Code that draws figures
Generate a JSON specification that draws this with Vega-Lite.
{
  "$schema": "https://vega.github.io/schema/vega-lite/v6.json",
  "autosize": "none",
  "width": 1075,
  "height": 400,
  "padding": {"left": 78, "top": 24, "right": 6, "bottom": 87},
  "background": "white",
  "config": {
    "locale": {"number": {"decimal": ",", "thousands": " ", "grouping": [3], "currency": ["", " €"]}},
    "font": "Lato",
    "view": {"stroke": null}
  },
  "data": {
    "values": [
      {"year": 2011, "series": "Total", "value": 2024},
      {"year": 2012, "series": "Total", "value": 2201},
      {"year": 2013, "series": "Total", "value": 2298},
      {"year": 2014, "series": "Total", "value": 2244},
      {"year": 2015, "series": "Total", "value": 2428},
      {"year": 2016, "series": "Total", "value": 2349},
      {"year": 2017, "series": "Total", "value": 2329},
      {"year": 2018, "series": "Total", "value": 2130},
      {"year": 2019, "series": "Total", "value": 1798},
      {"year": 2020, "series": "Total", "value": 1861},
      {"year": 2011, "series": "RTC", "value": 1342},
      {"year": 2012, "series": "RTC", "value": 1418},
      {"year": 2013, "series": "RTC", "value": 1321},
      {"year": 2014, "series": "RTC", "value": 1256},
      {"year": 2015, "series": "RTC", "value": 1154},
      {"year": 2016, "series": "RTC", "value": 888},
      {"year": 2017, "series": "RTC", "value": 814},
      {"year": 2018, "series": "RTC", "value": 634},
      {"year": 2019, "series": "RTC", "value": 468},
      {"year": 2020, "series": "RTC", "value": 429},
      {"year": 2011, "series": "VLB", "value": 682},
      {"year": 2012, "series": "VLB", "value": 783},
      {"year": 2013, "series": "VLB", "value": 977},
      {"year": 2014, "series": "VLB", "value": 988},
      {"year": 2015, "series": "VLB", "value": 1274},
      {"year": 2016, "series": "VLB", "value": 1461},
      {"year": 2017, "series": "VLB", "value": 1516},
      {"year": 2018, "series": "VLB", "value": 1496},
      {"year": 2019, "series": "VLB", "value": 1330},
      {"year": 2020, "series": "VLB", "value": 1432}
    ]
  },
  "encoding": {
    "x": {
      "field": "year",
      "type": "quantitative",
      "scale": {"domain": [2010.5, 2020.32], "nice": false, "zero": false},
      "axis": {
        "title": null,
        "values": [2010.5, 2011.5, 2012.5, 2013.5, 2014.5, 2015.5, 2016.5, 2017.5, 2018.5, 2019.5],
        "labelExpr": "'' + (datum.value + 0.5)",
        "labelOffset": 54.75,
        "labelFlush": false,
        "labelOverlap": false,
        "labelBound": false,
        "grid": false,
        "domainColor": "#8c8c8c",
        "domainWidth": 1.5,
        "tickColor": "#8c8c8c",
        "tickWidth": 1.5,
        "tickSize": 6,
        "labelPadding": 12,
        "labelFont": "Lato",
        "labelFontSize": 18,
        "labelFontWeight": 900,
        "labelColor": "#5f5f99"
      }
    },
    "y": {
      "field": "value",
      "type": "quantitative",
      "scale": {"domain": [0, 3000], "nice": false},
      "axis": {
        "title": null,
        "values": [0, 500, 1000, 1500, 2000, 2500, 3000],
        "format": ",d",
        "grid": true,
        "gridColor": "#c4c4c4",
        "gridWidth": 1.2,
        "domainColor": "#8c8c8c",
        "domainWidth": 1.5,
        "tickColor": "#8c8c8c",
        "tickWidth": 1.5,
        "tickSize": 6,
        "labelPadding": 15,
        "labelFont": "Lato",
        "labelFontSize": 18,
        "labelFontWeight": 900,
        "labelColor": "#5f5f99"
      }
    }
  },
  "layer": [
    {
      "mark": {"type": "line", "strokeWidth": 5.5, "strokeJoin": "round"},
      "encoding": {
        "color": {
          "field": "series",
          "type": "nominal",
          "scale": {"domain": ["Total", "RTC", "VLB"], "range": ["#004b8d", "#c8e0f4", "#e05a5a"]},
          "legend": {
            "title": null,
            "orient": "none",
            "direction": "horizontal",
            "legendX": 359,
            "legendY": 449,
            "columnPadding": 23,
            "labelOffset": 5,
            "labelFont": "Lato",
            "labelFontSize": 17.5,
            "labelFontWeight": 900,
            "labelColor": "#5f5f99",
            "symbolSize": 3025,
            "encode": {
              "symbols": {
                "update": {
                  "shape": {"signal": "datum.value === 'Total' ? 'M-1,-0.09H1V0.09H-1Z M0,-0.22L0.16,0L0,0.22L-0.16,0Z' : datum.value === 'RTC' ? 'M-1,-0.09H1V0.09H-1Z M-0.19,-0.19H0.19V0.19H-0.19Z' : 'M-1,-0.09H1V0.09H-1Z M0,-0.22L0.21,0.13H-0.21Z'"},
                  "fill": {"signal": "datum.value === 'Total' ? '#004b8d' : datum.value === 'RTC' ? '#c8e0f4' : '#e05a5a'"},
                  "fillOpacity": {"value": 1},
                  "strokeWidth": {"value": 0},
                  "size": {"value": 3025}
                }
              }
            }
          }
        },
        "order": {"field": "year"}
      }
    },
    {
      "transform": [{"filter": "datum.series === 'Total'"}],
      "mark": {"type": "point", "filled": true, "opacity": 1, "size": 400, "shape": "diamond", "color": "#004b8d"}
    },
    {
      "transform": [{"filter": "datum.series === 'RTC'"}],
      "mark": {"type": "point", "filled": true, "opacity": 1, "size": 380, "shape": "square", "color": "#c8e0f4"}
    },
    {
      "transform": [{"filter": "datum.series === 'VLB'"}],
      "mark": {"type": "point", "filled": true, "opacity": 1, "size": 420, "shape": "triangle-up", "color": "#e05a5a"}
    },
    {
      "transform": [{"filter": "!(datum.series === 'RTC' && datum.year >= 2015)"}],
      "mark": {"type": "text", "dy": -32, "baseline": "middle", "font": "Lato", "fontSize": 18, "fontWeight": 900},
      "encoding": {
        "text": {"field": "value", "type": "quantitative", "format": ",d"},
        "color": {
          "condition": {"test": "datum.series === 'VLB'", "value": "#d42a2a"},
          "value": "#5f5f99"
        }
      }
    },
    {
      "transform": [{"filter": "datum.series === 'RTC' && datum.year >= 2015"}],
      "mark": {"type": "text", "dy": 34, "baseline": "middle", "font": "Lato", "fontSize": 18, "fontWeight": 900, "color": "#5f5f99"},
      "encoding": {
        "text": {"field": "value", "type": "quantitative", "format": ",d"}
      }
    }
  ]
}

* * *

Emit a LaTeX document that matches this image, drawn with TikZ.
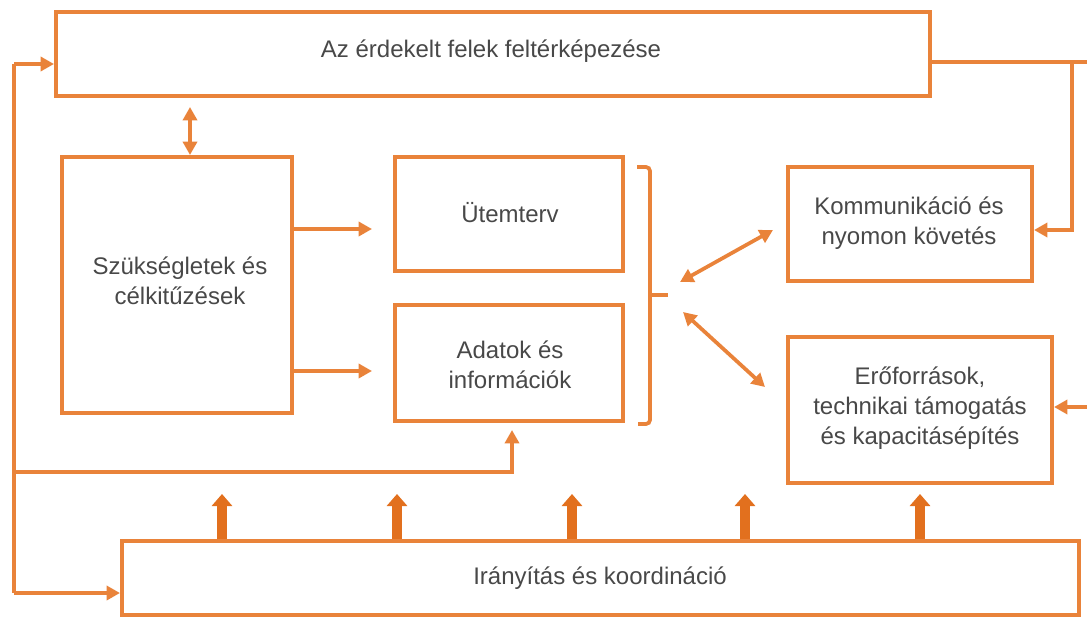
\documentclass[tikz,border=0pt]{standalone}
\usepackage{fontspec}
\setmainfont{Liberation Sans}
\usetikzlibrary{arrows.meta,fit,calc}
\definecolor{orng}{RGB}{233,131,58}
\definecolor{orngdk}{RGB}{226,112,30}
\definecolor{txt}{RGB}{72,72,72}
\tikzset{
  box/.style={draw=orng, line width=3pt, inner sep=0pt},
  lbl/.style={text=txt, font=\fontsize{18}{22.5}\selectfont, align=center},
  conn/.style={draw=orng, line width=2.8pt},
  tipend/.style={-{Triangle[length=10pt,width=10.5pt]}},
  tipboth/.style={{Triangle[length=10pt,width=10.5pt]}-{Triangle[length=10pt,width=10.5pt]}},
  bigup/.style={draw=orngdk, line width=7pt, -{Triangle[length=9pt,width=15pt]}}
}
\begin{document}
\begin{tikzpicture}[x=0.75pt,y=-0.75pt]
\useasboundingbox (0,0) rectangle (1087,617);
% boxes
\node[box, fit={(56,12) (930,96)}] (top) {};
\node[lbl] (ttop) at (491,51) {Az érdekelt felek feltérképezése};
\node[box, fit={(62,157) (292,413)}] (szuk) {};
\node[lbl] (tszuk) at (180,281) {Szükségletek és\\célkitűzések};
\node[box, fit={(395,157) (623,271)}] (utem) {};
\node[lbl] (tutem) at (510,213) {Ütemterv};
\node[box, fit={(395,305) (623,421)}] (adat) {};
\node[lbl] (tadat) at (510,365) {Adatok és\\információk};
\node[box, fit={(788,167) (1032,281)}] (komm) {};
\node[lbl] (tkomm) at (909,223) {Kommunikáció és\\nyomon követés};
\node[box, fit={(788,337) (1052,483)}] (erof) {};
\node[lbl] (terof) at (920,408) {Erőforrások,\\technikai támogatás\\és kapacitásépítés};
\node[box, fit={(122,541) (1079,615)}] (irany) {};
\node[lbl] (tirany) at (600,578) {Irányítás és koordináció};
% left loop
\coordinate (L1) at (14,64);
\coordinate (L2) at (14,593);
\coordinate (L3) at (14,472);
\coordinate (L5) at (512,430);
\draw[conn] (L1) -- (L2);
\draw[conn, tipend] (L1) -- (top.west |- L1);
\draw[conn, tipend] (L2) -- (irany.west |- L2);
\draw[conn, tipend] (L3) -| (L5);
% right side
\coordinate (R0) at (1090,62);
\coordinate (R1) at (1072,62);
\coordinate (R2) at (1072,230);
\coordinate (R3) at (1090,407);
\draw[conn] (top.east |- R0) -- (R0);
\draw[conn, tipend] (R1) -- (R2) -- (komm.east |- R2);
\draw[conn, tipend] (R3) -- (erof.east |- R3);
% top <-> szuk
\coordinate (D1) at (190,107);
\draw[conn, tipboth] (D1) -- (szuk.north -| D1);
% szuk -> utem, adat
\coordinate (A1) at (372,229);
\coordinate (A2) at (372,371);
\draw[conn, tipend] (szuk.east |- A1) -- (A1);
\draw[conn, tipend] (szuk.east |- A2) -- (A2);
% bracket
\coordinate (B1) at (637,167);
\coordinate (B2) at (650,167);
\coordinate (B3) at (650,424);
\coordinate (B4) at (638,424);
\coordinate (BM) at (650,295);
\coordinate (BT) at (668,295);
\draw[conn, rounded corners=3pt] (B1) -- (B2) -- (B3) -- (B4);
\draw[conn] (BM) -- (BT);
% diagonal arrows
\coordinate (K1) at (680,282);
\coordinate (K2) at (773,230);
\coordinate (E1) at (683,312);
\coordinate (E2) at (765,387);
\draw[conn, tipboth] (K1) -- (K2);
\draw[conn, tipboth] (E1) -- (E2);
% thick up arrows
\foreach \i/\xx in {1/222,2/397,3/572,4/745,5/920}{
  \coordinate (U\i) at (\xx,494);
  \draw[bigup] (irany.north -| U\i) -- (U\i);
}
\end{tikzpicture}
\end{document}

GOAL OF THE EXERCISE: Filter the entries above down to the lines containing the word "with".

ANSWER:
Generate a JSON specification that draws this with Vega-Lite.
Emit a LaTeX document that matches this image, drawn with TikZ.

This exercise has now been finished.